En général, l’auteur est occupé à des tâches routinières qui provoquent à la longue une grande lassitude mentale. Il effectue aussi, au début de la bataille de Verdun, un stage d’entraînement très dur à La Courtine (neige, « journées d’éreintement »…), et, ayant perdu 8 kilos, alors qu’il est un gymnaste entraîné, il déclare que la perspective du front ne l’émeut plus, « il est préférable aux misères du camp de La Courtine. » Très déprimé par l’ambiance de l’arrière, il hésite à demander à partir sur le front, à cause de sa responsabilité de père de famille.
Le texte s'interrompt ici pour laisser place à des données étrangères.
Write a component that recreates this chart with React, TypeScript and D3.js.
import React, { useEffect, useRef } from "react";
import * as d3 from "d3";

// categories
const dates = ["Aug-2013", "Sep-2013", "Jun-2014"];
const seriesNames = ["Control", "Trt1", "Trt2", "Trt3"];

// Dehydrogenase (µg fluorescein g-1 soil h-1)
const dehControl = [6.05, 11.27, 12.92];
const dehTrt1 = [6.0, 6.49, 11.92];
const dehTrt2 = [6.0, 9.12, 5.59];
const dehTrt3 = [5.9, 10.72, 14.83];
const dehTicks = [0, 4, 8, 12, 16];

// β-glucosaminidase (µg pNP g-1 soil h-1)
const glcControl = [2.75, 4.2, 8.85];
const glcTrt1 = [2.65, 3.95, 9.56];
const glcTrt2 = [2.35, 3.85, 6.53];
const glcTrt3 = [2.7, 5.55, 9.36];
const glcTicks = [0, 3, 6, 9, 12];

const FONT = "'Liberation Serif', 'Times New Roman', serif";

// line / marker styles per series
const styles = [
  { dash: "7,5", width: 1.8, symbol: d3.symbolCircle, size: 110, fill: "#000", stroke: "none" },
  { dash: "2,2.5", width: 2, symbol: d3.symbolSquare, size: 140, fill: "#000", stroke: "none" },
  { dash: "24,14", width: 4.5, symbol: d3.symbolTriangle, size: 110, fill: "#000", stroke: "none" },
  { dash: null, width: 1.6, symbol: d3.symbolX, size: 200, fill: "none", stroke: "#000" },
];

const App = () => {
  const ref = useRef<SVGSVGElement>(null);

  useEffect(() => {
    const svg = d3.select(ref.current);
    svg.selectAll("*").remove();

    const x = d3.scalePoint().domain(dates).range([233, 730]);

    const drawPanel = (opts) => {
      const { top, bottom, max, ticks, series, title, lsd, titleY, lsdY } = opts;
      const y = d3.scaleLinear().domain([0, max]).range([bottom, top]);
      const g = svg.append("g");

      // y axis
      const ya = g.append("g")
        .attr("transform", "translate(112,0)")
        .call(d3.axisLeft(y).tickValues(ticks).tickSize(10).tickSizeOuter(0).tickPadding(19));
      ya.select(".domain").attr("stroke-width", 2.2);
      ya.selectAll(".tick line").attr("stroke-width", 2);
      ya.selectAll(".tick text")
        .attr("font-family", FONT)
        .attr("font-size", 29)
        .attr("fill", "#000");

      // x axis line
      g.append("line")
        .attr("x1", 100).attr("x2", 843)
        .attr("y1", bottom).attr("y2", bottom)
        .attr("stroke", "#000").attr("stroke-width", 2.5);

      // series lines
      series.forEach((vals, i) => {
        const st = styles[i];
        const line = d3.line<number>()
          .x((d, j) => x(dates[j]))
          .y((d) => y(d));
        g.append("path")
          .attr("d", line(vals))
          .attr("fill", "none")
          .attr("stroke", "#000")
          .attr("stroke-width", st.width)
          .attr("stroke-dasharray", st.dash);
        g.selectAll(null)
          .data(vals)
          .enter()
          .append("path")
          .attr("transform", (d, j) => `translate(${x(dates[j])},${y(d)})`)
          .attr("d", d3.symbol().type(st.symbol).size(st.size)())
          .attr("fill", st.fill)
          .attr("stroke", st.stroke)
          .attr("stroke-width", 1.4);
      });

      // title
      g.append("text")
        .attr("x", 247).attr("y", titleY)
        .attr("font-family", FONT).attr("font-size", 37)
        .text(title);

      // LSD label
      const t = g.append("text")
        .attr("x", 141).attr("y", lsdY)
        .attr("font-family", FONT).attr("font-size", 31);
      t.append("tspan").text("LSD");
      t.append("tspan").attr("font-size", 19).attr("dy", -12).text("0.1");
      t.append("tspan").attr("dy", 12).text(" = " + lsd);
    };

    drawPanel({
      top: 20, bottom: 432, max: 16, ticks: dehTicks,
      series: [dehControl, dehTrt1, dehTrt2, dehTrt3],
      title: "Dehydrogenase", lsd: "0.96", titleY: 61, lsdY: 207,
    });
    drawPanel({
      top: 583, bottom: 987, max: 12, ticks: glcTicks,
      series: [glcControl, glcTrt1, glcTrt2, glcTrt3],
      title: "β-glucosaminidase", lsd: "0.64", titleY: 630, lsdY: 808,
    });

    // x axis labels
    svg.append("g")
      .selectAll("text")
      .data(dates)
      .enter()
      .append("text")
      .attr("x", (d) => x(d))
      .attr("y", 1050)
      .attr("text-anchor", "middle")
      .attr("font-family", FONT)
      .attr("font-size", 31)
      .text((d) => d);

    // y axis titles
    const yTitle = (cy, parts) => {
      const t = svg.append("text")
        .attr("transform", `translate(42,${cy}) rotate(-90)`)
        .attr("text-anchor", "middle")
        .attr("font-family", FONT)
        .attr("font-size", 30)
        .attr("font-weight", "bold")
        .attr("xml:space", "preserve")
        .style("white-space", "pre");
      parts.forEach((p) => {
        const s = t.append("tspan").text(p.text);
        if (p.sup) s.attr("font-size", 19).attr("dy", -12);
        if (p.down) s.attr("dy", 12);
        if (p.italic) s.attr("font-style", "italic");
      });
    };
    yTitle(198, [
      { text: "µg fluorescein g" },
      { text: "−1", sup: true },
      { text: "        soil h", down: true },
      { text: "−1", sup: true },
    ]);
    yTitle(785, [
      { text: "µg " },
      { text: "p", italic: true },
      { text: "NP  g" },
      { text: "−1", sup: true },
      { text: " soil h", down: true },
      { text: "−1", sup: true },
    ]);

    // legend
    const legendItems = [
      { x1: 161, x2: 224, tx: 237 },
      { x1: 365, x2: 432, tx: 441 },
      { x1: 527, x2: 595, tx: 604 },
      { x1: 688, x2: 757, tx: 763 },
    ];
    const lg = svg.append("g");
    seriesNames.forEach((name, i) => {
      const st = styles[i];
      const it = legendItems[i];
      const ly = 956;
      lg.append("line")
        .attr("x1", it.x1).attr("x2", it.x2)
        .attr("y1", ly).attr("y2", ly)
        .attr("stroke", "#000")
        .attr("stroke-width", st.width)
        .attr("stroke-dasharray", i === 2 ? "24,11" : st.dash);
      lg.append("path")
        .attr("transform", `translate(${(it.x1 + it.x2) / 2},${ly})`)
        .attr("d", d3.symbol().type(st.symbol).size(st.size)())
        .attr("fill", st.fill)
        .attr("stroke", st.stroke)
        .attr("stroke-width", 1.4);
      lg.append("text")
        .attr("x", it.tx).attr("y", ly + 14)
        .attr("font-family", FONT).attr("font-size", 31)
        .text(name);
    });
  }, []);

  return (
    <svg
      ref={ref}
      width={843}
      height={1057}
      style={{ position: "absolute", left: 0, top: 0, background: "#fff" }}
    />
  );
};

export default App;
Après un nuit d’insomnie et de tourments moraux, il finit par demander à partir (mai 1916) mais sa hiérarchie refuse : il devra rester sergent instructeur à Guéret : « J’encaisse avec sang-froid cette nouvelle déception à la pensée que ce refus me sauve la vie et évitera de faire de ma femme une veuve, de mes gosses deux orphelins. Allons c’est qu’il était écrit que je ne devais pas mourir ; tant mieux ! ». Lorsqu’il n’y a pas de faits qui sortent du quotidien, l’auteur produit la classique revue de presse des diaristes appliqués, et c’est sans surprise la partie la moins intéressante du corpus.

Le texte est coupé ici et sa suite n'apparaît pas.